Manu Platt | Sarah Zielinski
In a plenary speech that earned him a standing ovation at a Washington D.C. conference, a scientist who studies HIV/AIDS and sickle cell disease challenged hundreds of graduate and undergraduate students to think about what kind of impact they would like to have in their lives and research, and to work hard to achieve that impact.
"We all like the success, but there's always lots of hard, punishing work that goes into the greatest success stories we've seen," said Manu Platt, an assistant professor in the Wallace H. Coulter Department of Biomedical Engineering at Georgia Tech and Emory University in Atlanta.
Platt spoke at the 21 February awards banquet for the Emerging Researchers National (ERN) Conference in STEM, where he spoke after the scheduled speaker, Juan Gilbert of the University of Florida, was unable to attend due to the bad weather.
More than 1,000 people from 240 colleges and universities attended the three-day annual conference, which was hosted by AAAS and the National Science Foundation (NSF) Division of Human Resource Development within the Directorate for Education and Human Resources. The ERN conference provides an opportunity for undergraduate and graduate students in STEM fields to enhance their science communication skills through poster and oral presentations judged by 140 scientists and engineers. Many of these judges are alumni of the David and Lucile Packard HBCU Graduate Scholars Program, the SACNAS Summer Leadership Institute, the L'Oréal For Women in Science postdoctoral fellows program, and the AAAS Science and Technology Policy Fellows Program.

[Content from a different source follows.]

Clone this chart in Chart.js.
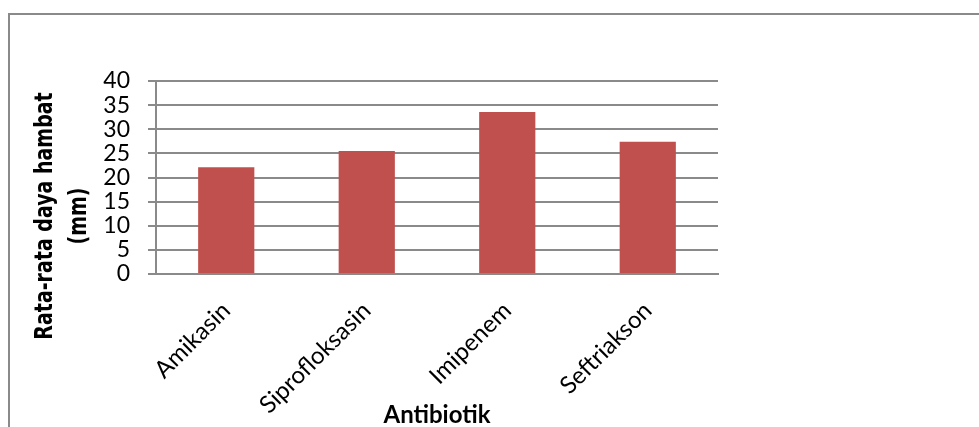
<!DOCTYPE html>
<html>
<head>
<meta charset="utf-8">
<script src="https://cdn.jsdelivr.net/npm/chart.js@4"></script>
<style>
  html, body { margin: 0; padding: 0; background: #fff; overflow: hidden; }
  #wrap { position: relative; width: 979px; height: 427px; }
  #frame { position: absolute; left: 8px; top: 13px; width: 1000px; height: 500px;
           border: 2px solid #8a8a8a; box-sizing: border-box; }
  canvas { position: absolute; left: 0; top: 0; }
</style>
</head>
<body>
<div id="wrap">
  <div id="frame"></div>
  <canvas id="c" width="979" height="427"></canvas>
</div>
<script>
// Mean inhibition zone per antibiotic (mm)
const categories = ['Amikasin', 'Siprofloksasin', 'Imipenem', 'Seftriakson'];
const meanZone = [22.1, 25.5, 33.6, 27.4];
const yTicks = [0, 5, 10, 15, 20, 25, 30, 35, 40];
const yTitleLines = ['Rata-rata daya hambat', '(mm)'];
const xTitle = 'Antibiotik';

const gridGray = '#8a8a8a';
const barRed = '#c0504d';

// Two-line rotated y-axis title (wide bold face)
const yTitlePlugin = {
  id: 'yTitle',
  afterDraw(chart) {
    const ctx = chart.ctx;
    const baselines = [52, 86];
    ctx.save();
    ctx.fillStyle = '#000';
    ctx.font = 'bold 19px "DejaVu Sans", Verdana, sans-serif';
    ctx.textAlign = 'center';
    ctx.textBaseline = 'alphabetic';
    yTitleLines.forEach((line, i) => {
      ctx.save();
      ctx.translate(baselines[i], 216);
      ctx.rotate(-Math.PI / 2);
      ctx.scale(1, 1.3);
      ctx.fillText(line, 0, 0);
      ctx.restore();
    });
    ctx.restore();
  }
};

new Chart(document.getElementById('c'), {
  type: 'bar',
  data: {
    labels: categories,
    datasets: [{
      data: meanZone,
      backgroundColor: barRed,
      borderWidth: 0,
      barPercentage: 1,
      categoryPercentage: 0.4
    }]
  },
  options: {
    responsive: false,
    animation: false,
    layout: { padding: { top: 81, right: 261, left: 0, bottom: 0 } },
    plugins: { legend: { display: false }, tooltip: { enabled: false } },
    scales: {
      x: {
        grid: { display: false },
        border: { display: true, color: gridGray, width: 2 },
        ticks: {
          autoSkip: false,
          minRotation: 45,
          maxRotation: 45,
          padding: 16,
          color: '#000',
          font: { family: 'Lato', size: 24, lineHeight: 1 }
        },
        title: {
          display: true,
          text: xTitle,
          color: '#000',
          font: { family: 'Lato', size: 24, weight: 'bold', lineHeight: 1 },
          padding: { top: 0, bottom: 0 }
        },
        afterFit(scale) { scale.height = 153; }
      },
      y: {
        min: 0,
        max: 40,
        afterBuildTicks(scale) { scale.ticks = yTicks.map(v => ({ value: v })); },
        grid: { color: gridGray, lineWidth: 2, tickLength: 8, drawTicks: true },
        border: { display: true, color: gridGray, width: 2 },
        ticks: {
          autoSkip: false,
          padding: 18,
          color: '#000',
          font: { family: 'Lato', size: 23, lineHeight: 1 }
        },
        afterFit(scale) { scale.width = 156; }
      }
    }
  },
  plugins: [yTitlePlugin]
});
</script>
</body>
</html>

"What we have tried to do is to provide a safe space for a presentation," said Shirley Malcom, director of AAAS Education and Human Resources Programs. "This is a wonderful entrée into being able to see yourself as part of the scientific community."
Many students enjoyed being able to present data from their scientific endeavors in a friendly environment. "I wanted to practice my presenting skills," said Hannah Gousse of the University of Connecticut, who studied the effect of deer management on forest in an Alabama state park. "For me, the most important thing is being able to present my data well and to be able to communicate to people in a way that is understandable and exciting and interesting."
Hannah Gousse (above) and Korey Smith | Sarah Zielinski
The oral and poster presentations are the core of the conference, but the attendees also found value in ERN's other offerings, such as opportunities for networking, plenary talks by science leaders, and workshops on topics such as where to find funding for school.
Korey Smith, a student at North Carolina's Johnson C. Smith University (one of the nation's 104 historically black colleges and universities, or HBCUs), said that presenting his research on working memory and neural activity in rhesus macaques was just one reason to attend ERN. He had looked forward to getting to know other students and their research and networking with graduate programs.
Many of the students attending ERN are drawn from programs funded by NSF's Division of Human Resources Development, which provides several opportunities for underrepresented minorities, women, and people with disabilities to pursue research and education in STEM fields. The result is a conference that is more diverse than the average science meeting.
The plenary speakers were another highlight of the meeting. Students praised, for instance, Ainissa Ramirez, journalist and former Yale engineering professor, for her inspiring speech on 19 February in which she entreated the attendees to find and pursue their passions.
Platt, the conference's final plenary speaker, continued the inspirational messages and provided a model for the students at the conference. Like many of them, Platt got his start in scientific research as an undergraduate at Morehouse College, an HBCU in Atlanta. When he was a senior, Platt began working with Robert Nerem at the Georgia Tech & Emory Center for the Engineering of Living Tissue (GTEC). That opportunity pushed him to pursue a Ph.D. at Georgia Tech and eventually into his current research career at Georgia Tech and Emory University in a joint department of Biomedical Engineering.
"I had a number of mentors along the way," Platt said. "They didn't all look like me or share my experiences, but they all had something to offer."
Platt has focused his research on two diseases affecting African nations and the African-American community in the United States — sickle cell disease and HIV/AIDS — both of which need more attention. For instance, sickle cell disease affects 90,000 to 100,000 Americans with African and Mediterranean ancestry, but there is only one drug approved by the Food and Drug Administration to treat the disease. "A lot of people think it's cured," he noted, but "clearly there's a need for people who have the skillset and care to join this field."
Platt's work on HIV/AIDS has taken him to South Africa and Ethiopia and opened his eyes to the need for doctors and scientists to become activists at times. He challenged the conference's attendees to take their own research and "think globally, then act locally." But then, he said, "act globally because there are things we can take from here to the rest of the world."